June 22, 2009

It's Past 3 A.M.

   While Thousands of people are in the streets of Tehran, a few people seem to be Missing: Ayatollah Ali Khamenei, Mahmoud Ahmadinejad, Barack Hussein Obama 

 

Not Missing: Mir Hossein Mousavi
 
 

 

Nile Gardiner:

Ten days on from the fraudulent Iranian election, President Obama still looks like a deer in the headlights without a coherent strategy.
His response has been weak-kneed and utterly lacking in conviction. When faced with his first real test as a world leader Barack Obama decided to press the snooze button rather than take decisive action.
It is hard to imagine Ronald Reagan sitting on the fence while a revolution took place before the eyes of the world against one of the most oppressive regimes on the planet.
Obama finally issued a half-hearted statement over the weekend calling on Tehran to "stop all violent and unjust actions against its own people" only after coming under intense criticism from critics at home for his softly softly approach.
By that time dozens of demonstrators had been murdered by the barbaric "security forces" and their proxy militias and thousands of protesters, including women had been brutally beaten.
Obama did not though question the legitimacy of the Iranian election result, directly criticize Mahmoud Ahmadinejad, or outline any change in America’s policy towards Iran.

As far as the Obama team is concerned, the demonstrations are an annoying inconvenience getting in the way of the new policy of "engagement" with rogue regimes, also known more commonly as "appeasement."

Every impression is given that the Obama White House is largely indifferent to the plight of the Iranian people and their suffering. The most powerful man in the world is acting as though he were the leader of a small neutral nation, rather than the head of a global superpower.
Barack Obama has a clear choice between siding with millions of Iranians who are clamoring for greater freedom, or aligning himself through passive acquiescence with a brutal Islamist tyranny.
Just as the United States openly sided with Russian and East European dissidents who spoke out against Communist oppression decades ago, today it must voice its support for those who are fighting for liberty in Iran.
The United States cannot remain neutral in the face of totalitarianism -- it has to take a stand and be on the right side of history. It must also seek to isolate Ahmadinejad and the Mullahs that back him rather than continue a fatally flawed strategy of engagement.

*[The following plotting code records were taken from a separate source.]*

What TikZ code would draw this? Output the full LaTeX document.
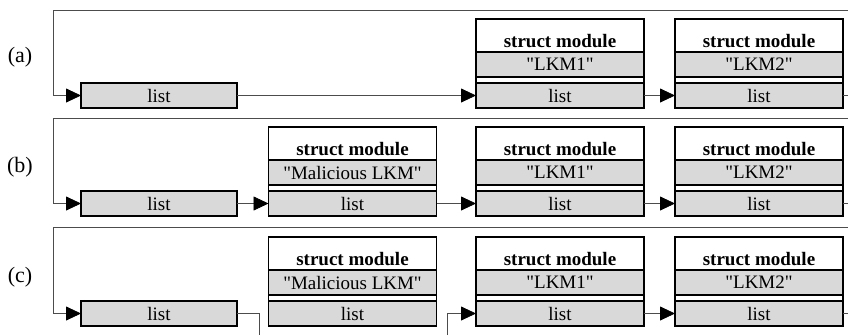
\documentclass[tikz,border=0pt]{standalone}
\usepackage{fontspec}
\setmainfont{Liberation Serif}[Ligatures=TeXOff]
\usepackage{tikz}
\usetikzlibrary{arrows.meta,positioning}

\begin{document}
\begin{tikzpicture}[x=1pt,y=-1pt,font=\fontsize{19}{21}\selectfont]
\tikzstyle{hdr}=[draw, line width=1.6pt, minimum width=168pt, text height=24pt, text depth=0pt, inner ysep=4.5pt, inner xsep=0pt, outer sep=0pt, font=\fontsize{19}{21}\selectfont\bfseries]
\tikzstyle{row}=[draw, line width=1.6pt, fill=gray!30, minimum width=168pt, minimum height=25pt, inner sep=0pt, outer sep=0pt]
\tikzstyle{head}=[row, minimum width=156pt]
\tikzstyle{tag}=[font=\fontsize{22}{24}\selectfont]
\tikzstyle{frame}=[draw, line width=1.6pt]
\tikzstyle{link}=[draw=black!70, line width=0.8pt]
\tikzstyle{arr}=[link, -{Triangle[length=15pt,width=14pt,color=black]}]
\useasboundingbox (0,0) rectangle (848,335);

% (a)
\node[tag] (laba) at (20,57) {(a)};
\node[head] (heada) at (159,95.5) {list};
\node[hdr] (m1a) at (560,35.5) {struct module};
\node[row, below=0pt of m1a] (n1a) {"LKM1"};
\node[row, below=6pt of n1a] (l1a) {list};
\draw[frame] (m1a.north west) rectangle (l1a.south east);
\node[hdr] (m2a) at (759,35.5) {struct module};
\node[row, below=0pt of m2a] (n2a) {"LKM2"};
\node[row, below=6pt of n2a] (l2a) {list};
\draw[frame] (m2a.north west) rectangle (l2a.south east);
\coordinate (topa) at (848,10);
\coordinate (loopa) at (53,95.5);
\coordinate (enda) at (848,95.5);
\draw[arr] (topa) -| (loopa) -- (heada);
\draw[arr] (heada) -- (l1a);
\draw[arr] (l1a) -- (l2a);
\draw[link] (l2a) -- (enda);

% (b)
\node[tag] (labb) at (20,167) {(b)};
\node[head] (headb) at (159,203.5) {list};
\node[hdr] (mxb) at (352.5,143.5) {struct module};
\node[row, below=0pt of mxb] (nxb) {"Malicious LKM"};
\node[row, below=6pt of nxb] (lxb) {list};
\draw[frame] (mxb.north west) rectangle (lxb.south east);
\node[hdr] (m1b) at (560,143.5) {struct module};
\node[row, below=0pt of m1b] (n1b) {"LKM1"};
\node[row, below=6pt of n1b] (l1b) {list};
\draw[frame] (m1b.north west) rectangle (l1b.south east);
\node[hdr] (m2b) at (759,143.5) {struct module};
\node[row, below=0pt of m2b] (n2b) {"LKM2"};
\node[row, below=6pt of n2b] (l2b) {list};
\draw[frame] (m2b.north west) rectangle (l2b.south east);
\coordinate (topb) at (848,118);
\coordinate (loopb) at (53,203.5);
\coordinate (endb) at (848,203.5);
\draw[arr] (topb) -| (loopb) -- (headb);
\draw[arr] (headb) -- (lxb);
\draw[arr] (lxb) -- (l1b);
\draw[arr] (l1b) -- (l2b);
\draw[link] (l2b) -- (endb);

% (c)
\node[tag] (labc) at (20,277) {(c)};
\node[head] (headc) at (159,313.5) {list};
\node[hdr] (mxc) at (352.5,253.5) {struct module};
\node[row, below=0pt of mxc] (nxc) {"Malicious LKM"};
\node[row, below=6pt of nxc] (lxc) {list};
\draw[frame] (mxc.north west) rectangle (lxc.south east);
\node[hdr] (m1c) at (560,253.5) {struct module};
\node[row, below=0pt of m1c] (n1c) {"LKM1"};
\node[row, below=6pt of n1c] (l1c) {list};
\draw[frame] (m1c.north west) rectangle (l1c.south east);
\node[hdr] (m2c) at (759,253.5) {struct module};
\node[row, below=0pt of m2c] (n2c) {"LKM2"};
\node[row, below=6pt of n2c] (l2c) {list};
\draw[frame] (m2c.north west) rectangle (l2c.south east);
\coordinate (topc) at (848,227);
\coordinate (loopc) at (53,313.5);
\coordinate (endc) at (848,313.5);
\coordinate (downc) at (259,335);
\coordinate (upc) at (447,335);
\draw[arr] (topc) -| (loopc) -- (headc);
\draw[link] (headc) -| (downc);
\draw[arr] (upc) |- (l1c);
\draw[arr] (l1c) -- (l2c);
\draw[link] (l2c) -- (endc);
\end{tikzpicture}
\end{document}
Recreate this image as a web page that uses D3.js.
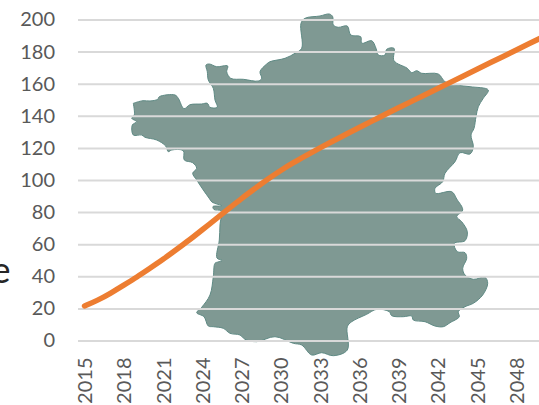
<!DOCTYPE html>
<html><head><meta charset="utf-8">
<script src="https://cdnjs.cloudflare.com/ajax/libs/d3/7.8.5/d3.min.js"></script>
<style>
html,body{margin:0;padding:0;background:#fff;overflow:hidden}
svg{display:block}
.tick text{font-family:Lato,"Open Sans",sans-serif}
</style></head><body><svg id="c" width="539" height="405"></svg>
<script>
const years=[2015,2016,2017,2018,2019,2020,2021,2022,2023,2024,2025,2026,2027,2028,2029,2030,2031,2032,2033,2034,2035,2036,2037,2038,2039,2040,2041,2042,2043,2044,2045,2046,2047,2048,2049,2050];
const values=[21.5,25,29.5,34.5,39.5,45,50.5,56.5,62.5,69,75.5,82,88.5,94.5,100.5,106,111,115.5,120,124.3,128.5,132.7,136.8,141,145,149,153,157,161,165,169,173,177,181,185,189];
const yearTicks=[2015,2018,2021,2024,2027,2030,2033,2036,2039,2042,2045,2048];
const valueTicks=[0,20,40,60,80,100,120,140,160,180,200];
const strayLabel="e";
const franceOutline=[[133.3,103.3],[143,100.7],[150,101],[157.7,99.3],[159.3,96.7],[175,95],[178.3,98.3],[184,108.7],[190,104.7],[201.7,104],[207.3,103.3],[210,107.3],[217.3,107.3],[215,100],[213.3,88.3],[208.3,80],[207.3,71.7],[206,65],[209.3,64],[216.7,66.7],[227.7,66],[226.7,71.7],[230.7,78.3],[243.3,79.3],[258.3,81],[261.7,78.3],[260,71.7],[266.7,64],[270,61.7],[285,58.3],[295,53.3],[301.7,48.3],[301,23.3],[305,18.3],[320,16],[329.3,14],[332.7,16.7],[333.3,25],[338.3,27.3],[347.3,26],[350.7,35],[360.7,36.7],[361.7,43.3],[371.7,40.7],[376,48.3],[378.3,55],[385,55],[386.7,49.3],[394,48.3],[394,60.7],[407.3,68.3],[411.7,72.7],[416.7,70.7],[421.7,73.3],[438.3,74],[445,81.7],[456.7,85],[470,86.7],[488.3,90],[483.3,98.3],[478.3,106.7],[476,116.7],[474,128.3],[471,135],[473.3,146.7],[470,154],[460,152.7],[455,161.7],[445,173.3],[442.7,181.7],[435,188.3],[435.7,193.3],[451.7,191.7],[456.7,199],[462.7,210],[456.7,216.7],[461.7,221.7],[467.3,231.7],[465,240.7],[454.3,243.3],[457.3,251.7],[465,252.7],[466.7,258.3],[462.7,268.3],[465,275],[473.3,279.3],[485,277.3],[487.7,283.3],[482.7,295],[473.3,303.3],[465,306.7],[458.3,311.7],[459.3,316.7],[450,322.7],[443.3,326.7],[435,326],[425,321.7],[413.3,320],[411.7,316],[403.3,316.7],[391.7,315.7],[389.3,311.7],[376.7,309.3],[366.7,314.3],[351.7,321.7],[347.3,326.7],[347.3,350],[333.3,355.7],[321.7,352.7],[311.7,355],[301.7,345],[293.3,343.3],[275,336.7],[256.7,341.7],[245,339.3],[240,335],[230,333.3],[223.3,328.3],[213.3,326.7],[208.3,326],[204,316.7],[196.7,312.7],[201.7,307.3],[210,295],[213.3,276.7],[215,263.3],[218,262],[222,260.5],[217,258],[219.3,240],[220,225],[221,211],[214,209.5],[213,206.5],[222,206],[212,202],[209,198],[203.3,190],[196.7,180],[192.7,173.3],[196.7,168.3],[192.7,162.7],[184.3,160],[183.3,150.7],[171.7,150],[168.3,151.7],[165.7,146],[156.7,140],[145,137.3],[141.7,135],[133.3,135],[132.3,125],[136.7,121.7],[131.7,118.3],[134.3,115]];

const svg=d3.select("#c");
const plotLeft=78,plotRight=549,plotTop=19.5,plotBottom=340.5;
const x=d3.scalePoint().domain(years).range([plotLeft,plotRight]).padding(0.5);
const y=d3.scaleLinear().domain([0,200]).range([plotBottom,plotTop]);

svg.append("path").attr("d",d3.line().curve(d3.curveCatmullRom.alpha(0.5))(franceOutline.concat([franceOutline[0]])))
  .attr("fill","#7f9993").attr("stroke","#5f8a84").attr("stroke-width",1).attr("stroke-linejoin","round");

const yAxis=svg.append("g").attr("transform",`translate(${plotLeft},0)`)
  .call(d3.axisLeft(y).tickValues(valueTicks).tickSize(-(plotRight-plotLeft)).tickPadding(23));
yAxis.select(".domain").remove();
yAxis.selectAll(".tick line").attr("stroke","#d9d9d9").attr("stroke-width",2);
yAxis.selectAll(".tick text").attr("fill","#595959").attr("font-size",20);

const xAxis=svg.append("g").attr("transform",`translate(0,${plotBottom})`)
  .call(d3.axisBottom(x).tickValues(yearTicks).tickSize(0));
xAxis.select(".domain").remove();
xAxis.selectAll(".tick text")
  .attr("fill","#595959").attr("font-size",20)
  .attr("text-anchor","end").attr("dy","0.35em").attr("dx",0)
  .attr("transform","translate(0,17) rotate(-90)").attr("x",0).attr("y",0);

svg.append("path").attr("d",d3.line().x((d,i)=>x(years[i])).y(d=>y(d)).curve(d3.curveBasis)(values))
  .attr("fill","none").attr("stroke","#ed7d31").attr("stroke-width",5.5).attr("stroke-linecap","round");

svg.append("text").text(strayLabel).attr("x",10.5).attr("y",283).attr("text-anchor","end")
  .attr("font-family","Lato,sans-serif").attr("font-size",36).attr("fill","#262626");
</script></body></html>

Ultimately, short of military action, the West’s best hope in heading off the prospect of an aggressively hostile Iran armed with nuclear weapons is to back a change of regime.
As a world leader Obama is already looking like the Jimmy Carter of the 21st Century, passive in the face of an array of adversaries, and actively weakening America’s defenses by cutting defense spending while adopting an apologetic tone for his country’s past.
In his first six months Obama cannot point to a single foreign policy success. He should though acknowledge that the Obama doctrine of reaching out to America’s enemies, including Iran and North Korea, has been a spectacular failure.